Employment Authorization for Spouses of Certain Non-Immigrant Visa Holders

Summer 2015 Article

Employment Authorization for Spouses of Certain Non-Immigrant Visa Holders

It is common knowledge that in order to work lawfully in the United States, a foreign national is first required to obtain a valid work visa. However, not many people know that accompanying foreign spouses holding a derivative visa need to take an additional step before they may seek employment in the United States, even when their visa status allows in principle to work.

The law provides that "the Attorney General shall authorize the alien spouse to engage in employment and provide the spouse with an employment authorized endorsement or other appropriate work permit". This work permit, called Employment Authorization Document ("EAD"), may be obtained by applying upon the foreign spouse's admission into the United States in valid derivative visa status.

Only some visas allow foreign spouses of the principal visa holder to work. Among those, the L-1 (intracompany transferee), E-1 (treaty trader) and E-2 (treaty investor) are the most common[2]. On the other hand, spouses of H-1B non-immigrant workers are generally not authorized to work, with a very limited exception discussed below. This element should be considered upon determining which employment visa suits the beneficiary and his/her family's needs.
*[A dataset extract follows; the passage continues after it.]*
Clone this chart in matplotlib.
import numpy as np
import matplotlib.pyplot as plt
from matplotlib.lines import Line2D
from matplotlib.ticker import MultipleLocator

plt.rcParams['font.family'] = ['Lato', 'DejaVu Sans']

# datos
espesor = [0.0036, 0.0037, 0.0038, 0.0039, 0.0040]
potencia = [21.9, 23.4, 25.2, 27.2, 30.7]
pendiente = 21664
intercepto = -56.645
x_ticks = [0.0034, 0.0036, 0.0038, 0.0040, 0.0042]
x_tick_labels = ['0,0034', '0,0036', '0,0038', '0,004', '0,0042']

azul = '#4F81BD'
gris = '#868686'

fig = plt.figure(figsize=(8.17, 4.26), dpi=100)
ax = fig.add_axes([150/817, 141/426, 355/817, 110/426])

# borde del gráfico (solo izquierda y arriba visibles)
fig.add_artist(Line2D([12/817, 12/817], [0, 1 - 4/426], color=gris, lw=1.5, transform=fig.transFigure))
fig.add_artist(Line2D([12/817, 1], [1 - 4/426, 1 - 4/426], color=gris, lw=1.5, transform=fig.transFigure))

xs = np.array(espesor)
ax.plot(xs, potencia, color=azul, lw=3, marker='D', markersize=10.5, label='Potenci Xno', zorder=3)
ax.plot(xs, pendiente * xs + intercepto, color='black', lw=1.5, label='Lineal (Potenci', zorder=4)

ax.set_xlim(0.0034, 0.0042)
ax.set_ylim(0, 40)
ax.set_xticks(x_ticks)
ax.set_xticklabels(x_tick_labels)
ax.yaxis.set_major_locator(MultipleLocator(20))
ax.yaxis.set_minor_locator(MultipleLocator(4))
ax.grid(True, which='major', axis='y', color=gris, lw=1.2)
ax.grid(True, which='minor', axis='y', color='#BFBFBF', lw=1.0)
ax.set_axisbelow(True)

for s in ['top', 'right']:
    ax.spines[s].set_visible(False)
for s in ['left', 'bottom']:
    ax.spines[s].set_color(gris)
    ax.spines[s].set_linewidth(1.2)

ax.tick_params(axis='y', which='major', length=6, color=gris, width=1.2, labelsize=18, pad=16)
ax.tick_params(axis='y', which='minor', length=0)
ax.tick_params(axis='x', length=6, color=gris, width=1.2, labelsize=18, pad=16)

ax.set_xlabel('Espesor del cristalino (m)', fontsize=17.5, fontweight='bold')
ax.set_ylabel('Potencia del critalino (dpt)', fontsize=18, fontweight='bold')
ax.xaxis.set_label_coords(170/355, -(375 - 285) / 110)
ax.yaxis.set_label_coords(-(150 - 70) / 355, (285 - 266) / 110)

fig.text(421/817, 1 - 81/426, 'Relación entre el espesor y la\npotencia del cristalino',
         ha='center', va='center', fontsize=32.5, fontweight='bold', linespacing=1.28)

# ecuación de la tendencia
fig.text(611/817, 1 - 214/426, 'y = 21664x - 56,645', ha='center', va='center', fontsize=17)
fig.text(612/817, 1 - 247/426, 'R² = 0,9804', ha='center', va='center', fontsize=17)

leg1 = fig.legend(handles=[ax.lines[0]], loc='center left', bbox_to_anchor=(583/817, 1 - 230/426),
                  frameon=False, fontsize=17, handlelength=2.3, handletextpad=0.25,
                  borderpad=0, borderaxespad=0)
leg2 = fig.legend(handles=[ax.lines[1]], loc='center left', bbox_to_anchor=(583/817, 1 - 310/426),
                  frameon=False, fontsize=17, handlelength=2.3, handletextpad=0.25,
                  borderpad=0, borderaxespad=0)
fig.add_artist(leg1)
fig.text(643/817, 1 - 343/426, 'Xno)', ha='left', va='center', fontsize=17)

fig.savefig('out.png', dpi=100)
Spouses of certain non-immigrant visa holders may apply, upon their admission into the United States, for an EAD from U.S. Citizenship and Immigration Services (USCIS). The application process is fairly straightforward. However, it requires some time to process (up to ninety days), during which time the applicant is not authorized to work. This means that any work activity conducted without such EAD, or while the application is pending, is unlawful and constitutes a violation of status. The consequences for such an illegal employment are harsh, and can lead to the denial of an application for adjustment of status to that of a lawful permanent resident[3].
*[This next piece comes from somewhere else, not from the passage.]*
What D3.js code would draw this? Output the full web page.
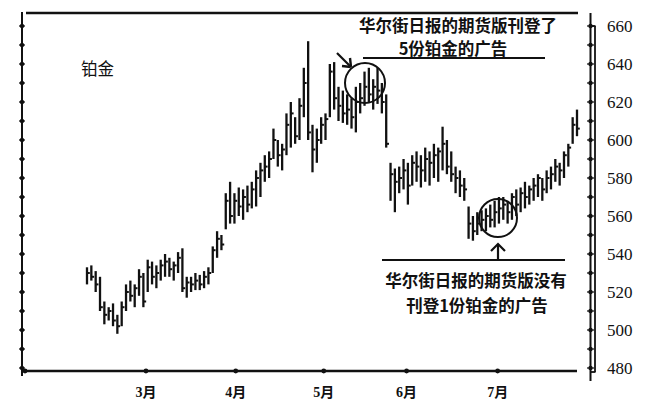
<!DOCTYPE html>
<html><head><meta charset="utf-8">
<script src="https://cdn.jsdelivr.net/npm/d3@7/dist/d3.min.js"></script>
<style>
html,body{margin:0;padding:0;background:#fff;}
svg{display:block;}
</style></head>
<body>
<svg id="c" width="662" height="413"></svg>
<script>
// ---- data ----
const highs = [533,534,531,528,515,512,514,508,515,524,526,524,532,530,537,536,534,537,540,538,536,541,543,528,528,530,529,531,533,544,552,550,572,578,572,575,574,576,578,584,588,592,594,606,600,598,614,620,612,622,638,652,608,606,612,614,640,641,628,626,624,622,628,630,636,638,632,638,630,624,588,585,586,590,588,592,594,592,596,594,598,596,607,600,594,586,584,580,565,560,562,563,564,566,568,570,570,568,572,574,575,578,576,580,582,580,584,586,590,588,594,598,612,616];
const lows  = [524,526,520,510,503,505,502,498,502,510,515,512,518,512,520,524,522,526,528,528,526,530,520,517,520,521,521,522,524,530,538,542,553,556,556,560,558,562,564,565,570,578,580,590,586,584,592,596,598,600,612,600,583,588,598,600,612,616,610,609,608,606,604,614,618,620,616,619,614,596,568,562,572,574,566,576,578,575,578,576,580,578,584,582,578,572,570,568,548,547,550,552,552,554,554,556,558,556,558,560,562,564,566,568,570,568,572,574,578,576,580,586,598,602];
const closes= [530,528,524,512,508,510,505,502,512,520,518,522,528,515,533,528,530,534,536,532,534,538,522,525,524,526,524,528,530,542,548,545,568,560,568,565,570,566,574,580,584,586,590,600,592,595,608,614,602,618,630,604,595,600,608,611,636,622,618,614,616,612,620,622,628,624,628,626,620,598,582,578,580,584,576,588,586,584,590,588,592,594,598,586,582,580,576,574,556,552,556,558,560,558,562,564,566,562,570,566,572,570,574,576,580,574,580,582,586,584,592,596,608,606];
const monthLabels = ["3月","4月","5月","6月","7月"];
const monthPos = [13.6, 34.3, 54.6, 73.7, 94.7];   // bar index where each month starts
const priceTicks = [480,500,520,540,560,580,600,620,640,660];
const minorTicks = d3.range(480, 661, 10);
const titleText = "铂金";
const note1 = ["华尔街日报的期货版刊登了","5份铂金的广告"];
const note2 = ["华尔街日报的期货版没有","刊登1份铂金的广告"];

// ---- scales ----
const svg = d3.select("#c");
const N = highs.length;
const x = d3.scaleLinear().domain([0, N-1]).range([87, 577]);
const y = d3.scaleLinear().domain([480, 660]).range([368, 26]);
const ink = "#111";
const cjk = "'Noto Sans CJK SC','Noto Sans',sans-serif";
const serif = "'Liberation Serif','DejaVu Serif',serif";

// frame lines
svg.append("line").attr("x1",26).attr("x2",578).attr("y1",13).attr("y2",13)
  .attr("stroke",ink).attr("stroke-width",2.6);
svg.append("line").attr("x1",25).attr("x2",577).attr("y1",371).attr("y2",371)
  .attr("stroke",ink).attr("stroke-width",2.6);
// left axis
svg.append("line").attr("x1",22).attr("x2",22).attr("y1",12).attr("y2",376)
  .attr("stroke",ink).attr("stroke-width",2);
const lt = svg.append("g");
minorTicks.forEach(v=>{
  lt.append("circle").attr("cx",22).attr("cy",y(v)).attr("r",2.2).attr("fill",ink);
  lt.append("line").attr("x1",19).attr("x2",25).attr("y1",y(v)).attr("y2",y(v)).attr("stroke",ink).attr("stroke-width",1.2);
});

// right axis (double line)
svg.append("line").attr("x1",590.5).attr("x2",590.5).attr("y1",13).attr("y2",381)
  .attr("stroke",ink).attr("stroke-width",2);
svg.append("line").attr("x1",595).attr("x2",595).attr("y1",y(660)).attr("y2",y(480)+4)
  .attr("stroke",ink).attr("stroke-width",1.8);
svg.append("line").attr("x1",590).attr("x2",595.5).attr("y1",y(660)).attr("y2",y(660)).attr("stroke",ink).attr("stroke-width",1.8);
svg.append("line").attr("x1",590).attr("x2",595.5).attr("y1",y(480)+4).attr("y2",y(480)+4).attr("stroke",ink).attr("stroke-width",1.8);
const rt = svg.append("g");
minorTicks.forEach(v=>{
  rt.append("circle").attr("cx",590.5).attr("cy",y(v)).attr("r",2.2).attr("fill",ink);
  rt.append("line").attr("x1",587).attr("x2",594).attr("y1",y(v)).attr("y2",y(v)).attr("stroke",ink).attr("stroke-width",1.2);
});
const yAxis = d3.axisRight(y).tickValues(priceTicks).tickSize(0).tickPadding(0);
const ya = svg.append("g").attr("transform","translate(607,0)").call(yAxis);
ya.select(".domain").remove();
ya.selectAll("text").attr("font-family",serif).attr("font-size",17).attr("fill",ink)
  .attr("dx",0).attr("dy","0.34em").attr("x",0);

// bottom month ticks
const mg = svg.append("g");
monthPos.forEach((p,i)=>{
  mg.append("circle").attr("cx",x(p)).attr("cy",371).attr("r",2.4).attr("fill",ink);
  mg.append("text").attr("x",x(p)).attr("y",392).attr("text-anchor","middle")
    .attr("dominant-baseline","central")
    .attr("font-family",serif+","+cjk).attr("font-weight","bold").attr("font-size",14).attr("fill",ink)
    .text(monthLabels[i]);
});
mg.append("circle").attr("cx",25).attr("cy",371).attr("r",2.4).attr("fill",ink);

// OHLC bars
const bars = svg.append("g");
d3.range(N).forEach(i=>{
  const xi = x(i);
  bars.append("line").attr("x1",xi).attr("x2",xi).attr("y1",y(highs[i])).attr("y2",y(lows[i]))
    .attr("stroke",ink).attr("stroke-width",2.3);
  bars.append("line").attr("x1",xi).attr("x2",xi+2.8).attr("y1",y(closes[i])).attr("y2",y(closes[i]))
    .attr("stroke",ink).attr("stroke-width",2);
});

// title
svg.append("text").attr("x",81).attr("y",68).attr("dominant-baseline","central")
  .attr("font-family",cjk).attr("font-size",16.5).attr("fill",ink).text(titleText);

// annotation 1
svg.append("text").attr("x",458).attr("y",25).attr("text-anchor","middle").attr("dominant-baseline","central")
  .attr("font-family",cjk).attr("font-weight","bold").attr("font-size",16.5).attr("fill",ink).text(note1[0]);
svg.append("text").attr("x",453).attr("y",48).attr("text-anchor","middle").attr("dominant-baseline","central")
  .attr("font-family",cjk).attr("font-weight","bold").attr("font-size",16.5).attr("fill",ink).text(note1[1]);
svg.append("line").attr("x1",363).attr("x2",545).attr("y1",58).attr("y2",58).attr("stroke",ink).attr("stroke-width",1.8);
svg.append("circle").attr("cx",365).attr("cy",83).attr("r",20).attr("fill","none").attr("stroke",ink).attr("stroke-width",2);
// arrow 1
svg.append("line").attr("x1",337).attr("x2",350).attr("y1",53).attr("y2",66).attr("stroke",ink).attr("stroke-width",2.2);
svg.append("path").attr("d","M351,67 L342,66 M351,67 L350,58").attr("stroke",ink).attr("stroke-width",2.4).attr("fill","none");

// annotation 2
svg.append("circle").attr("cx",498).attr("cy",218).attr("r",19).attr("fill","none").attr("stroke",ink).attr("stroke-width",2);
svg.append("line").attr("x1",498).attr("x2",498).attr("y1",260).attr("y2",244).attr("stroke",ink).attr("stroke-width",2.2);
svg.append("path").attr("d","M491,251 L498,244 L505,251").attr("stroke",ink).attr("stroke-width",2.2).attr("fill","none");
svg.append("line").attr("x1",382).attr("x2",565).attr("y1",260).attr("y2",260).attr("stroke",ink).attr("stroke-width",1.8);
svg.append("text").attr("x",476).attr("y",280).attr("text-anchor","middle").attr("dominant-baseline","central")
  .attr("font-family",cjk).attr("font-weight","bold").attr("font-size",16.5).attr("fill",ink).text(note2[0]);
svg.append("text").attr("x",477).attr("y",305).attr("text-anchor","middle").attr("dominant-baseline","central")
  .attr("font-family",cjk).attr("font-weight","bold").attr("font-size",16.5).attr("fill",ink).text(note2[1]);
</script>
</body></html>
Once approved, the EAD allows employment with any employer[4], but is limited to the period stated on the EAD. The processing time for subsequent renewals of a previously issued EAD is also up to ninety days. Also, a new EAD cannot be backdated to the expiry date of a prior EAD. Therefore, it is important to calendar the expiry date and allow sufficient time[5] to renew the document without any gaps in employment authorization. In fact, during the period between the expiration of the old EAD and the issuance of the new EAD, the non-immigrant spouse is not allowed to work.


On November 5, 2013, the Board of Immigration Appeals (BIA)[6] issued an unpublished decision holding that the respondent, the spouse of an E-2 treaty investor, was not required to obtain an EAD to work lawfully in the United States[7]. The issue arose when the spouse of the treaty investor applied for adjustment of status and was denied for unlawful employment, because the spouse had worked for more than 180 days in the United States without having obtained an EAD first. Upon appeal, the reasoning of the BIA's decision was that while the immigration regulations explicitly require spouses of E-1 traders to obtain an EAD, they are silent as to spouses of E-2 investors. Therefore, the BIA held that an E-2 spouse is authorized to engage in employment regardless of whether or not he or she possesses a valid EAD.
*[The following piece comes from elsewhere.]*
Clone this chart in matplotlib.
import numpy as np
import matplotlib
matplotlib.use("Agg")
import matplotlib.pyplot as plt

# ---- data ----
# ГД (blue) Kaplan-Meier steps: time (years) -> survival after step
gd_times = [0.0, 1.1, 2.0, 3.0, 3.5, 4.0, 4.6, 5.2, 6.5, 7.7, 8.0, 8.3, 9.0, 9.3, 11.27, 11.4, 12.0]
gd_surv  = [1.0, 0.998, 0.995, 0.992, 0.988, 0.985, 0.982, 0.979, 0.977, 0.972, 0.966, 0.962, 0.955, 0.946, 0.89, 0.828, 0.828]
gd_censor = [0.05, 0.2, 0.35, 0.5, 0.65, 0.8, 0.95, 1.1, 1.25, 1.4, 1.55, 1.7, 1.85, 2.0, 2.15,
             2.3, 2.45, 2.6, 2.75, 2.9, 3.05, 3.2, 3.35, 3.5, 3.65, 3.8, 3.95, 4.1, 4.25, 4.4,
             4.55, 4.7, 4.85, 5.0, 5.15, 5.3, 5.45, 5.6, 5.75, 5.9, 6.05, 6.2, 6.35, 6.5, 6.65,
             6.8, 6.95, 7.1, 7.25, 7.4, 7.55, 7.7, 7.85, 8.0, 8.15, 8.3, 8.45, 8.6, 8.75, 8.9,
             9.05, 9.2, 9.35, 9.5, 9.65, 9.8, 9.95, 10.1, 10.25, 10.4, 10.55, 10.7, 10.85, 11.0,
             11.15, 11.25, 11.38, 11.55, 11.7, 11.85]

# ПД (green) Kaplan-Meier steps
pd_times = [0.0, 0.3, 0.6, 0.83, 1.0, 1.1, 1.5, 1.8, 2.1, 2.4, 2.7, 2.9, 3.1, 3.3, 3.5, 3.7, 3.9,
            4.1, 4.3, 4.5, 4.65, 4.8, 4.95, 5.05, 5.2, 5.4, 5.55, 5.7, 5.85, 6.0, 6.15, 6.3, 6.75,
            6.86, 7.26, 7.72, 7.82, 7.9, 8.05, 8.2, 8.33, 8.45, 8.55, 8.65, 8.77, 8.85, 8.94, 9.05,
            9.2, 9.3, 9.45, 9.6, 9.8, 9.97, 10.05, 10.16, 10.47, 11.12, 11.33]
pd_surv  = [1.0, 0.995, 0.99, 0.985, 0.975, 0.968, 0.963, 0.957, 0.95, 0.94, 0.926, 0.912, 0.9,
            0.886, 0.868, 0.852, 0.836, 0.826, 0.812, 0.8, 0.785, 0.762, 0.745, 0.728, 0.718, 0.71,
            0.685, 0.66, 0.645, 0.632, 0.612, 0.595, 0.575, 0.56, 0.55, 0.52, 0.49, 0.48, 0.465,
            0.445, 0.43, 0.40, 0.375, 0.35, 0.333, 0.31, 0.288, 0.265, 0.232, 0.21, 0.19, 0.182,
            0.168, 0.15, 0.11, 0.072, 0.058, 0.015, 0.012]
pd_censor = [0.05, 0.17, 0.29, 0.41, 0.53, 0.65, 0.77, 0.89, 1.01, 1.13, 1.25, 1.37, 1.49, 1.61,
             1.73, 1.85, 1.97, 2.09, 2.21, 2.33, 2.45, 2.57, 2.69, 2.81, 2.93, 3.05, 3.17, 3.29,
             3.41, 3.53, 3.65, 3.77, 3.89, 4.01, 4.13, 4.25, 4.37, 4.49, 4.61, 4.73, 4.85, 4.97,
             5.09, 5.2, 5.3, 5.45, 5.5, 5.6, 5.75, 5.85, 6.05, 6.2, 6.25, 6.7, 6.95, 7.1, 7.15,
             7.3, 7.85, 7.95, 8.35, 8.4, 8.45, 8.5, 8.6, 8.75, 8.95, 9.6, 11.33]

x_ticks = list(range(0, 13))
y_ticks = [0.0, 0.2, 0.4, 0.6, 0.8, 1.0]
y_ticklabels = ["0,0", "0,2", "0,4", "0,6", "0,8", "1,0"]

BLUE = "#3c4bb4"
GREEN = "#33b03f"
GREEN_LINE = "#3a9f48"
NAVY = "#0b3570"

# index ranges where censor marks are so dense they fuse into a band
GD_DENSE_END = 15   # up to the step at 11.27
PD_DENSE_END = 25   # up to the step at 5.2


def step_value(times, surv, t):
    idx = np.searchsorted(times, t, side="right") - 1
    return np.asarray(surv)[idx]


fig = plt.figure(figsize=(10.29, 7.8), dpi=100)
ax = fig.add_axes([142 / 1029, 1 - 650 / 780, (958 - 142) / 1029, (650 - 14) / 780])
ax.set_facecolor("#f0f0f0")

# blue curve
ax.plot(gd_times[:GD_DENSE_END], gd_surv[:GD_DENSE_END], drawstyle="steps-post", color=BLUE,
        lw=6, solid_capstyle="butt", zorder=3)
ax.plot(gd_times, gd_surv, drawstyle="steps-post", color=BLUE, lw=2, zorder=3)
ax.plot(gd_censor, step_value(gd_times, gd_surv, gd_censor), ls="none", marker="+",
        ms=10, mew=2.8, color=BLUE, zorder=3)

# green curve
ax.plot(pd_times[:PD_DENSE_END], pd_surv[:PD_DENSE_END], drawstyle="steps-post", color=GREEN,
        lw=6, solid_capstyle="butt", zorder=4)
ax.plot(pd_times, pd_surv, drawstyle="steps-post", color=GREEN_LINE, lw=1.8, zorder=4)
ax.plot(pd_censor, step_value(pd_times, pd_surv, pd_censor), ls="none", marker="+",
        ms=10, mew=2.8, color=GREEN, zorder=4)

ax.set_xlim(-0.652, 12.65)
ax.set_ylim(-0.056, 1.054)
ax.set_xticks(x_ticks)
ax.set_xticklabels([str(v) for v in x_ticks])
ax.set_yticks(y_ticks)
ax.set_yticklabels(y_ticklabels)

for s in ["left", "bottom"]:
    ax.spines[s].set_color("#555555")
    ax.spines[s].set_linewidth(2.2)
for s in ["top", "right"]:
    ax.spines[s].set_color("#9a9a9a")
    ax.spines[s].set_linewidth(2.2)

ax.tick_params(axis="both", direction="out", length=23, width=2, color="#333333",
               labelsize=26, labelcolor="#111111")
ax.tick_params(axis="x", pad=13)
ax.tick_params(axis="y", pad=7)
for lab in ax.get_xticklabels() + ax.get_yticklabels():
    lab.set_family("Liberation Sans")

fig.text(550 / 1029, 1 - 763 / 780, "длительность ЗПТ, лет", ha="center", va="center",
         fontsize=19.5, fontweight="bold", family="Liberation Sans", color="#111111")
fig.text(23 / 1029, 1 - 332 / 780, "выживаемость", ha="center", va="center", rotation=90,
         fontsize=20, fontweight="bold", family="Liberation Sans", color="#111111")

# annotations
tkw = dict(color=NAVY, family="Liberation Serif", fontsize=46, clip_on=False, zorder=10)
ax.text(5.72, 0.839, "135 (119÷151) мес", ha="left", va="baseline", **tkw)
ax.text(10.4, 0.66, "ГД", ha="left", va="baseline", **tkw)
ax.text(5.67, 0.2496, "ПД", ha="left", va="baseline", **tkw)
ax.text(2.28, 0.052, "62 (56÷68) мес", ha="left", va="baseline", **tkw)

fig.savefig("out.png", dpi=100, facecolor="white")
Please note however that an unpublished decision, although persuasive, is not binding on any Court or the USCIS. Therefore, spouses of E-2 investors should continue to comply with USCIS instructions for obtaining an EAD before they engage in employment.


In general, spouses of H-1B non-immigrant workers, holding an H-4 derivative visa, are not allowed to obtain an EAD or seek employment in the United States.

However, effective May 26, 2015, the Department of Homeland Security (DHS) extended eligibility for employment authorization to certain spouses of H-1B non-immigrants who are seeking employment-based lawful permanent resident status. DHS amended the regulations to allow these H-4 dependent spouses to accept employment in the United States. This is, however, a very limited exception, and the large majority of H-4 derivative visa holders are still not allowed to work in the United States.


Before applying for a work visa, a prospective non-immigrant worker and the sponsoring employer should consider whether the worker's spouse also needs to work. Not all work visas allow foreign spouses to engage in work activity in the United States. Also, to avoid any potential issues, a foreign spouse will necessarily have to wait until he or she receives an EAD before working in the United States.


This article is for information purposes only and does not constitute legal advice. The information contained herein may be outdated or incomplete, and shall in no way be taken as an indication of future results. The transmission of this article is not intended to create, nor its receipt constitutes, an attorney-client relationship between sender and receiver. You should not act on the information contained in this article without first seeking the advice of an attorney.

[1] Stefano Abbasciano, Esq. (stefano.abbasciano@vallalaw.com) Associate Counsel at Valla & Associates Inc., P.C. (www.vallalaw.com).

[2] In no event are children of any visa holders authorized to work; they can, however, attend school.

[3] Commonly known as "Green Card".

[4] The principal visa holder, on the other hand, can only work for the sponsoring employer, on the basis of his or her visa status, with no need to obtain an EAD.

[5] A renewal application can be filed up to 120 days prior to the expiration of the prior EAD.

[6] The BIA is the highest administrative body for interpreting and applying US immigration laws.